Revisiting my hometown Nainital after a long gap, for a literary event at Jim Corbett’s old home, Gurney House, to celebrate his birth anniversary, I pondered the incongruities of his life. A child of Empire, Corbett moved to Kenya when India gained independence. Yet the people of Kumaon continue to consider him a local hero, and venerate the memory of their ‘Carpet Saheb’ with almost ideological intensity. As Justin McCarthy played evocative period fugues and waltzes on an electronic piano, the press and gentry of this crowded, polluted hill station remembered the gentle hunter who was also a pioneering conservationist with affection and nostalgia.
Born Edward James Corbett, on July 25, 1875, at Gurney House, he was the twelfth child of Mary Jane Corbett, whose first husband died in the Mutiny. Jim’s father Christopher William Corbett, a domiciled Indian, rose to become the postmaster of Nainital. In spite of enjoying the comparatively privileged lifestyle of a European household, Corbett was at home with his surroundings, and from childhood could speak Kumaoni as fluently as English.
The woods and forests around Nainital were teeming with wildlife—sambar, cheetal, kakar, bears, leopards and, of course, tigers. At home with the simple hill folk, he came to know and love the landscape and terrain, the flora and fauna of Kumaon. Young Jim was five when he first fired a gun, his target the hand of a school-friend of his brother! But then he moved on to non-human shikar.

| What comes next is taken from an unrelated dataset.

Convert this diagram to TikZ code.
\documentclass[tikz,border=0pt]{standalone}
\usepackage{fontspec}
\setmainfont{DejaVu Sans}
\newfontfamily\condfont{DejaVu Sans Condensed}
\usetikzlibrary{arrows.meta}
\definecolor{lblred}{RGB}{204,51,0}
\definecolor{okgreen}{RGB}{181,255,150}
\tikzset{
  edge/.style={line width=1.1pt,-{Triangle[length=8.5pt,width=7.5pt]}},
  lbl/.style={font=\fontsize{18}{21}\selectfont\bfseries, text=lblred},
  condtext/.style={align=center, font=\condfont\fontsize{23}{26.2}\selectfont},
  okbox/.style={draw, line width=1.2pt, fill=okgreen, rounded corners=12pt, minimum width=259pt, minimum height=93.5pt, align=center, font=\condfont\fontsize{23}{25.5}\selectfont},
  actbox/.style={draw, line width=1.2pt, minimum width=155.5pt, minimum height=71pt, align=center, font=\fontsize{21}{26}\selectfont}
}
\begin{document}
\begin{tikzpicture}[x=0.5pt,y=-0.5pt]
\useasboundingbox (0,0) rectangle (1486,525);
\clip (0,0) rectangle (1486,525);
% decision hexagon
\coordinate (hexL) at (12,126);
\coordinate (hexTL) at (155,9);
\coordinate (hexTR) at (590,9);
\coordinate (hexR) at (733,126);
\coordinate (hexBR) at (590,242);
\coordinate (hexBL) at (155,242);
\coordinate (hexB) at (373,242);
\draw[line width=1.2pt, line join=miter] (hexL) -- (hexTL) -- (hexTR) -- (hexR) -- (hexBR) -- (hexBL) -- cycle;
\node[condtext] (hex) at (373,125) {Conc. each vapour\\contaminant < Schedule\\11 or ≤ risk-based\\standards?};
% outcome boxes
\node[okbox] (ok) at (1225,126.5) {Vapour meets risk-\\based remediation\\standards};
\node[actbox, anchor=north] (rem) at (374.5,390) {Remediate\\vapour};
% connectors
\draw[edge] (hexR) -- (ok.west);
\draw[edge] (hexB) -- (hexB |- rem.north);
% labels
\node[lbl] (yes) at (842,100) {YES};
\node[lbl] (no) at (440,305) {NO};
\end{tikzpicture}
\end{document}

As the trophies mounted, a conflict of ideas began to germinate in the young shikari’s mind. During his frequent fishing expeditions in quest of mahseer in the Ramganga river, he began to dream of a wildlife reserve there. As early as the 1930s, Corbett was instrumental in moving the United Provinces National Parks Bill. The reserve, now the Corbett National Park, was at that time named after Sir Malcolm Hailey, a former governor of the United Provinces.
By then, Corbett had already started worrying about the fate of the tiger. In the ’40s, the viceroy, Lord Wavell, recorded in his journal that Corbett “...put the present tiger population of India at 3,000 to 4,000...in many parts of India tigers will become almost extinct in the next 10 or 15 years; his chief reason is that Indian politicians are no sportsmen and tigers have no votes.....”

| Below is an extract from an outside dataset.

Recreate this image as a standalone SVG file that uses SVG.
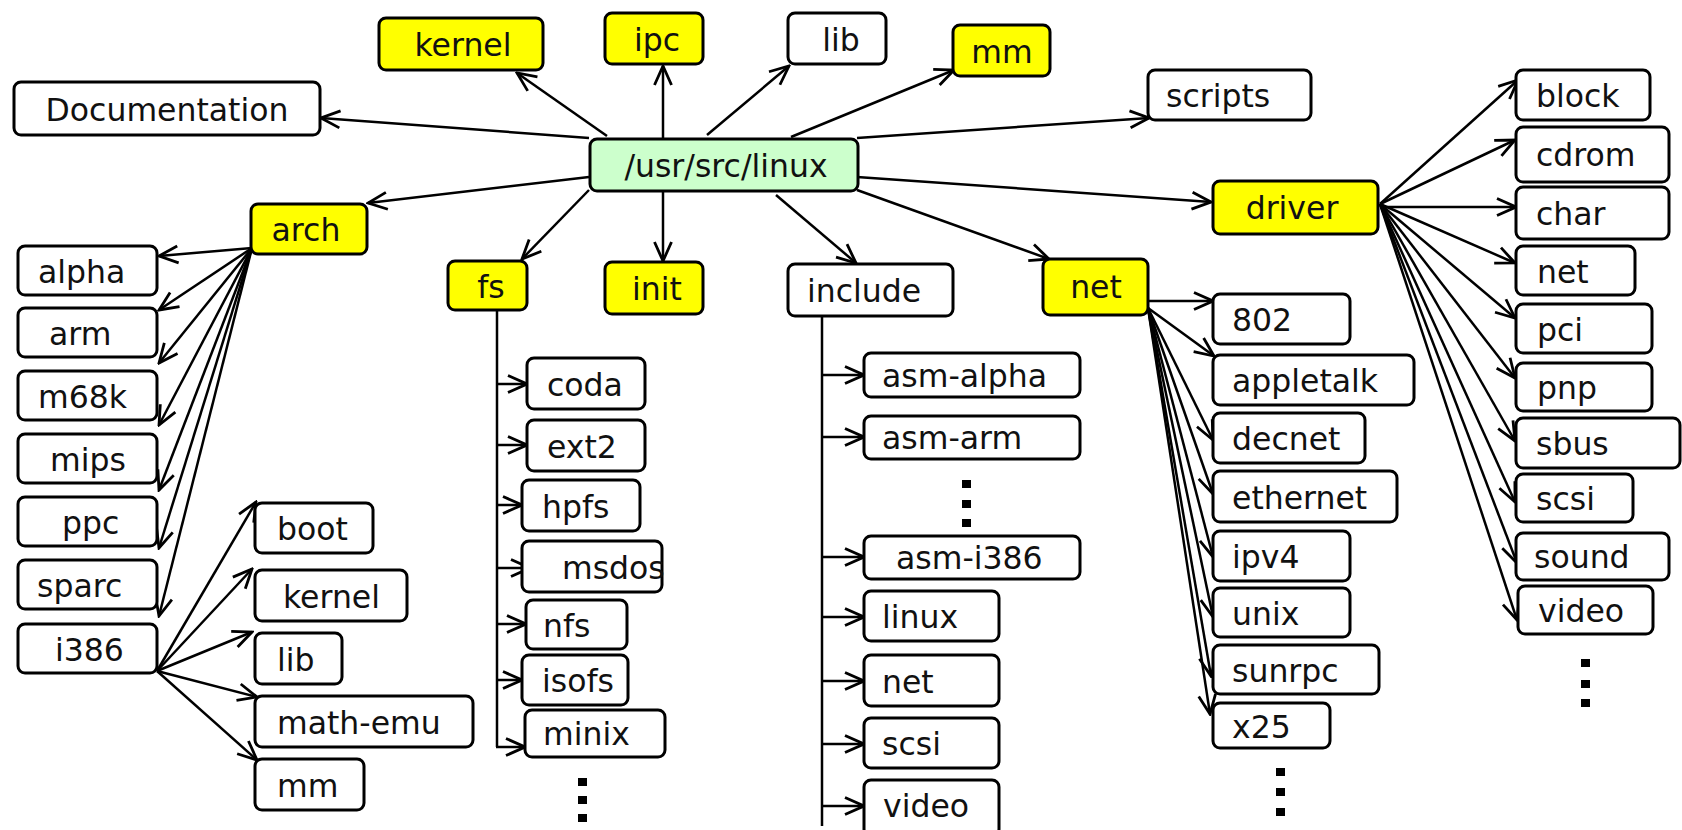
<svg xmlns="http://www.w3.org/2000/svg" width="1682" height="830" viewBox="0 0 1682 830">
<style>
.b{stroke:#000;stroke-width:3;fill:#fff}
.y{fill:#ffff00}
.g{fill:#ccffcc}
text{font-family:"DejaVu Sans",Verdana,sans-serif;font-size:31.5px;fill:#111}
.m{text-anchor:middle}
.c{stroke:#000;stroke-width:2.5;fill:none;marker-end:url(#a)}
.d{fill:#000}
</style>
<defs>
<marker id="a" viewBox="-22 -11 24 22" markerWidth="24" markerHeight="22" refX="0" refY="0" orient="auto" markerUnits="userSpaceOnUse">
<path d="M-19,-8.5 L0,0 L-19,8.5" fill="none" stroke="#000" stroke-width="2.8"/>
</marker>
</defs>
<g id="connectors">
<path class="c" d="M589,138 L321,118"/>
<path class="c" d="M607,136 L517,73"/>
<path class="c" d="M663,138 L663,66"/>
<path class="c" d="M707,135 L789,66"/>
<path class="c" d="M791,137 L954,70"/>
<path class="c" d="M857,138 L1149,118"/>
<path class="c" d="M589,177 L368,203"/>
<path class="c" d="M589,190 L522,259"/>
<path class="c" d="M663,192 L663,261"/>
<path class="c" d="M776,195 L856,263"/>
<path class="c" d="M857,190 L1049,259"/>
<path class="c" d="M857,177 L1211,202"/>
<path class="c" d="M252,248 L159,256"/>
<path class="c" d="M252,248 L159,310"/>
<path class="c" d="M252,248 L159,363"/>
<path class="c" d="M252,248 L159,425"/>
<path class="c" d="M252,248 L159,490"/>
<path class="c" d="M252,248 L159,548"/>
<path class="c" d="M252,248 L159,616"/>
<path class="c" d="M157,671 L256,502"/>
<path class="c" d="M157,671 L252,569"/>
<path class="c" d="M157,671 L252,632"/>
<path class="c" d="M157,671 L257,697"/>
<path class="c" d="M157,671 L257,760"/>
<path d="M497,310 L497,747" stroke="#000" stroke-width="2.5" fill="none"/>
<path class="c" d="M497,384 L527,384"/>
<path class="c" d="M497,445 L527,445"/>
<path class="c" d="M497,505 L522,505"/>
<path class="c" d="M497,568 L530,568"/>
<path class="c" d="M497,624 L526,624"/>
<path class="c" d="M497,680 L522,680"/>
<path class="c" d="M496,747 L525,747"/>
<path d="M822,316 L822,826" stroke="#000" stroke-width="2.5" fill="none"/>
<path class="c" d="M822,375 L864,375"/>
<path class="c" d="M822,437 L864,437"/>
<path class="c" d="M822,557 L864,557"/>
<path class="c" d="M822,617 L864,617"/>
<path class="c" d="M822,681 L864,681"/>
<path class="c" d="M822,744 L864,744"/>
<path class="c" d="M822,806 L864,806"/>
<path class="c" d="M1148,301 L1213,301"/>
<path class="c" d="M1148,308 L1214,356"/>
<path class="c" d="M1148,308 L1213,440"/>
<path class="c" d="M1148,308 L1213,494"/>
<path class="c" d="M1148,308 L1213,557"/>
<path class="c" d="M1148,308 L1213,617"/>
<path class="c" d="M1148,308 L1211,676"/>
<path class="c" d="M1148,308 L1210,714"/>
<path class="c" d="M1380,204 L1518,80"/>
<path class="c" d="M1380,204 L1515,140"/>
<path class="c" d="M1380,207 L1516,207"/>
<path class="c" d="M1380,204 L1515,263"/>
<path class="c" d="M1380,204 L1515,318"/>
<path class="c" d="M1380,204 L1515,378"/>
<path class="c" d="M1380,204 L1515,441"/>
<path class="c" d="M1380,204 L1515,502"/>
<path class="c" d="M1380,204 L1517,563"/>
<path class="c" d="M1380,204 L1517,620"/>
</g>
<g id="root"><rect class="b g" x="590" y="139" width="268" height="52" rx="7"/><text class="m" x="726" y="177">/usr/src/linux</text></g>
<g id="kernel"><rect class="b y" x="379" y="18" width="164" height="52" rx="7"/><text class="m" x="463" y="56">kernel</text></g>
<g id="ipc"><rect class="b y" x="605" y="13" width="98" height="51" rx="7"/><text class="m" x="657" y="51">ipc</text></g>
<g id="lib"><rect class="b" x="788" y="13" width="98" height="51" rx="7"/><text class="m" x="841" y="51">lib</text></g>
<g id="mm"><rect class="b y" x="953" y="25" width="97" height="51" rx="7"/><text class="m" x="1002" y="63">mm</text></g>
<g id="documentation"><rect class="b" x="14" y="82" width="306" height="53" rx="7"/><text class="m" x="167" y="121">Documentation</text></g>
<g id="scripts"><rect class="b" x="1148" y="70" width="163" height="50" rx="7"/><text x="1166" y="107">scripts</text></g>
<g id="arch"><rect class="b y" x="251" y="204" width="116" height="50" rx="7"/><text class="m" x="306" y="241">arch</text></g>
<g id="fs"><rect class="b y" x="448" y="261" width="79" height="49" rx="7"/><text class="m" x="491" y="298">fs</text></g>
<g id="init"><rect class="b y" x="605" y="262" width="98" height="52" rx="7"/><text class="m" x="657" y="300">init</text></g>
<g id="include"><rect class="b" x="788" y="264" width="165" height="52" rx="7"/><text x="807" y="302">include</text></g>
<g id="net"><rect class="b y" x="1043" y="259" width="105" height="56" rx="7"/><text class="m" x="1096" y="298">net</text></g>
<g id="driver"><rect class="b y" x="1213" y="181" width="165" height="53" rx="7"/><text class="m" x="1292" y="219">driver</text></g>
<g id="arch-alpha"><rect class="b" x="18" y="246" width="139" height="49" rx="7"/><text x="38" y="283">alpha</text></g>
<g id="arch-arm"><rect class="b" x="18" y="308" width="139" height="49" rx="7"/><text x="49" y="345">arm</text></g>
<g id="arch-m68k"><rect class="b" x="18" y="371" width="139" height="49" rx="7"/><text x="38" y="408">m68k</text></g>
<g id="arch-mips"><rect class="b" x="18" y="434" width="139" height="49" rx="7"/><text x="50" y="471">mips</text></g>
<g id="arch-ppc"><rect class="b" x="18" y="497" width="139" height="49" rx="7"/><text x="62" y="534">ppc</text></g>
<g id="arch-sparc"><rect class="b" x="18" y="560" width="139" height="49" rx="7"/><text x="37" y="597">sparc</text></g>
<g id="arch-i386"><rect class="b" x="18" y="624" width="139" height="49" rx="7"/><text x="55" y="661">i386</text></g>
<g id="i386-boot"><rect class="b" x="255" y="503" width="118" height="50" rx="7"/><text x="277" y="540">boot</text></g>
<g id="i386-kernel"><rect class="b" x="255" y="570" width="152" height="51" rx="7"/><text x="283" y="608">kernel</text></g>
<g id="i386-lib"><rect class="b" x="255" y="633" width="87" height="51" rx="7"/><text x="277" y="671">lib</text></g>
<g id="i386-math-emu"><rect class="b" x="255" y="696" width="218" height="51" rx="7"/><text x="277" y="734">math-emu</text></g>
<g id="i386-mm"><rect class="b" x="255" y="759" width="109" height="51" rx="7"/><text x="277" y="797">mm</text></g>
<g id="fs-coda"><rect class="b" x="527" y="358" width="118" height="51" rx="7"/><text x="547" y="396">coda</text></g>
<g id="fs-ext2"><rect class="b" x="527" y="420" width="118" height="51" rx="7"/><text x="547" y="458">ext2</text></g>
<g id="fs-hpfs"><rect class="b" x="522" y="480" width="118" height="51" rx="7"/><text x="542" y="518">hpfs</text></g>
<g id="fs-msdos"><rect class="b" x="522" y="541" width="140" height="51" rx="7"/><text x="562" y="579">msdos</text></g>
<g id="fs-nfs"><rect class="b" x="526" y="600" width="101" height="49" rx="7"/><text x="543" y="637">nfs</text></g>
<g id="fs-isofs"><rect class="b" x="522" y="655" width="106" height="50" rx="7"/><text x="542" y="692">isofs</text></g>
<g id="fs-minix"><rect class="b" x="525" y="710" width="140" height="47" rx="7"/><text x="543" y="745">minix</text></g>
<g id="fs-more"><rect class="d" x="578" y="778" width="9" height="8"/><rect class="d" x="578" y="796" width="9" height="8"/><rect class="d" x="578" y="814" width="9" height="8"/></g>
<g id="inc-asm-alpha"><rect class="b" x="864" y="353" width="216" height="44" rx="7"/><text x="882" y="387">asm-alpha</text></g>
<g id="inc-asm-arm"><rect class="b" x="864" y="416" width="216" height="43" rx="7"/><text x="882" y="449">asm-arm</text></g>
<g id="inc-more"><rect class="d" x="962" y="480" width="9" height="8"/><rect class="d" x="962" y="500" width="9" height="8"/><rect class="d" x="962" y="519" width="9" height="8"/></g>
<g id="inc-asm-i386"><rect class="b" x="864" y="536" width="216" height="43" rx="7"/><text x="896" y="569">asm-i386</text></g>
<g id="inc-linux"><rect class="b" x="864" y="591" width="135" height="50" rx="7"/><text x="882" y="628">linux</text></g>
<g id="inc-net"><rect class="b" x="864" y="655" width="135" height="51" rx="7"/><text x="882" y="693">net</text></g>
<g id="inc-scsi"><rect class="b" x="864" y="718" width="135" height="50" rx="7"/><text x="882" y="755">scsi</text></g>
<g id="inc-video"><rect class="b" x="864" y="780" width="135" height="56" rx="7"/><text x="883" y="817">video</text></g>
<g id="net-802"><rect class="b" x="1213" y="294" width="137" height="50" rx="7"/><text x="1232" y="331">802</text></g>
<g id="net-appletalk"><rect class="b" x="1213" y="355" width="201" height="50" rx="7"/><text x="1232" y="392">appletalk</text></g>
<g id="net-decnet"><rect class="b" x="1213" y="413" width="152" height="50" rx="7"/><text x="1232" y="450">decnet</text></g>
<g id="net-ethernet"><rect class="b" x="1213" y="471" width="184" height="51" rx="7"/><text x="1232" y="509">ethernet</text></g>
<g id="net-ipv4"><rect class="b" x="1213" y="531" width="137" height="50" rx="7"/><text x="1232" y="568">ipv4</text></g>
<g id="net-unix"><rect class="b" x="1213" y="588" width="137" height="49" rx="7"/><text x="1232" y="625">unix</text></g>
<g id="net-sunrpc"><rect class="b" x="1213" y="645" width="166" height="49" rx="7"/><text x="1232" y="682">sunrpc</text></g>
<g id="net-x25"><rect class="b" x="1213" y="703" width="117" height="45" rx="7"/><text x="1232" y="738">x25</text></g>
<g id="net-more"><rect class="d" x="1276" y="768" width="9" height="8"/><rect class="d" x="1276" y="788" width="9" height="8"/><rect class="d" x="1276" y="808" width="9" height="8"/></g>
<g id="drv-block"><rect class="b" x="1516" y="70" width="134" height="50" rx="7"/><text x="1536" y="107">block</text></g>
<g id="drv-cdrom"><rect class="b" x="1516" y="127" width="153" height="55" rx="7"/><text x="1536" y="166">cdrom</text></g>
<g id="drv-char"><rect class="b" x="1516" y="187" width="153" height="52" rx="7"/><text x="1536" y="225">char</text></g>
<g id="drv-net"><rect class="b" x="1516" y="246" width="119" height="49" rx="7"/><text x="1537" y="283">net</text></g>
<g id="drv-pci"><rect class="b" x="1516" y="304" width="136" height="49" rx="7"/><text x="1537" y="341">pci</text></g>
<g id="drv-pnp"><rect class="b" x="1516" y="363" width="136" height="48" rx="7"/><text x="1537" y="399">pnp</text></g>
<g id="drv-sbus"><rect class="b" x="1516" y="418" width="164" height="50" rx="7"/><text x="1536" y="455">sbus</text></g>
<g id="drv-scsi"><rect class="b" x="1516" y="474" width="117" height="48" rx="7"/><text x="1536" y="510">scsi</text></g>
<g id="drv-sound"><rect class="b" x="1516" y="533" width="153" height="47" rx="7"/><text x="1534" y="568">sound</text></g>
<g id="drv-video"><rect class="b" x="1518" y="586" width="135" height="48" rx="7"/><text x="1538" y="622">video</text></g>
<g id="drv-more"><rect class="d" x="1581" y="659" width="9" height="8"/><rect class="d" x="1581" y="680" width="9" height="8"/><rect class="d" x="1581" y="699" width="9" height="8"/></g>
</svg>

The Man-Eaters of Kumaon was first published exactly 65 years ago—in August 1944. It cost Rs 5 in hardback. An American Book Club choice, it was made into a film by Hollywood’s Universal Studios. Corbett saw the screen version only once, and remarked that the tiger was perhaps the best actor. By the time The Man Eating Leopard of Rudraprayag was published in 1948, the hunter-conservationist had become a wildly successful writer, as well as a prescient advocate of the ecological cause.
Jim Corbett never married, and continued to live with his sister Maggie in his parental home. When they moved to Kenya, she wanted to replicate Gurney House there. Our hostess Nilanjana Dalmia’s grandfather bought the house from Corbett in 1947. In a letter that Corbett wrote to a local advocate, read out during the birthday reading, there was a reminder of his abiding suspicion of the post-colonial world. “There are about 1,20,000 Indians in Kenya...the richest, happiest Indians in any part of the world. Their day and night prayer is that agitators will not come here to set the government against them, as was done with the Indians in South Africa.”

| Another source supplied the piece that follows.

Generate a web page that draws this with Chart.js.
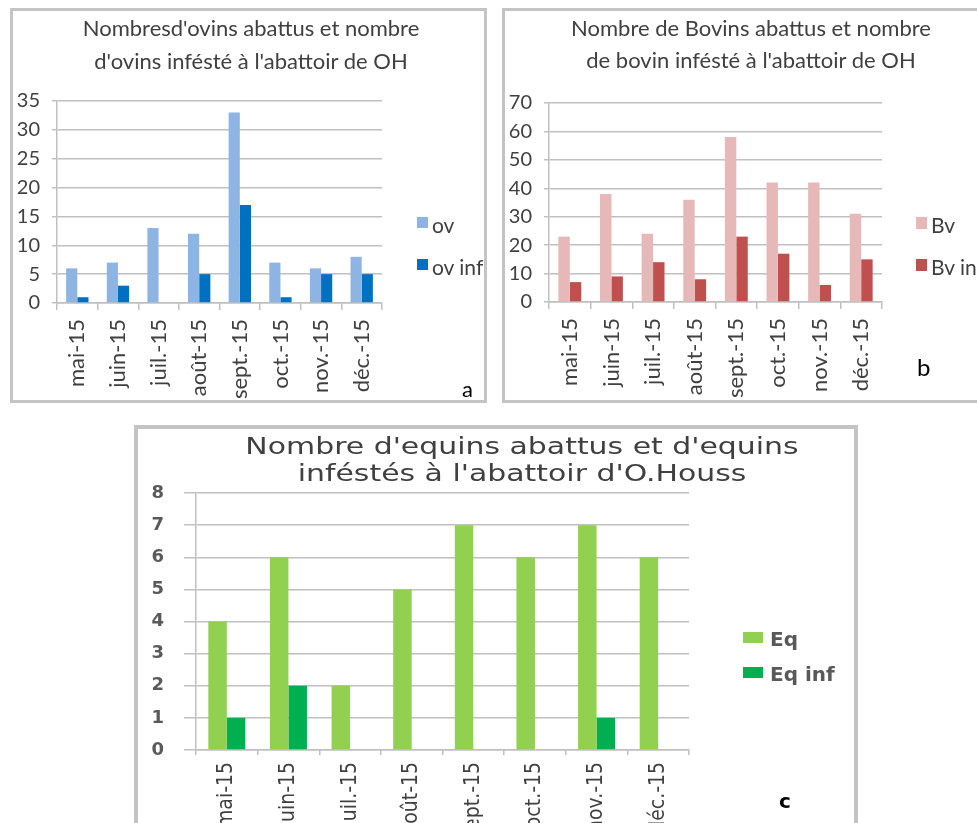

The colonial paradox lies in the blurring of lines and the crossover of stereotypes. Corbett loved his birthplace and saved many human lives while risking his own in pursuit of man-eaters. Kumaonis are known for their loyalty, reciprocating affection without prejudice. That is why figures like ‘Carpet Saheb’ and ‘Ramji Saheb’ (Lord Ramsay, the legendary 19th century commissioner of Kumaon) remain a part of the living mythology of these hills.
Because he is remembered as a tiger hunter and conservator, it’s often forgotten that Jim Corbett was an exceedingly fine writer. His clear prose had empathy and compassion for both human and animal life. The descriptions of forests and wildlife were written with experiential knowledge and lucid lyricism. That’s why his books have endured, and continue to enthral new readers.
The very word ‘Corbett’ is now an adjective for the buzzing tourism and adventure sports industry in Uttarakhand. Hotels, tour groups, forest camps use it with abandon, even as the memory of a mild-mannered man who could lure tigers from the wild and engage in (almost) honourable single combat with them remains a part of the enduring legacy of the region.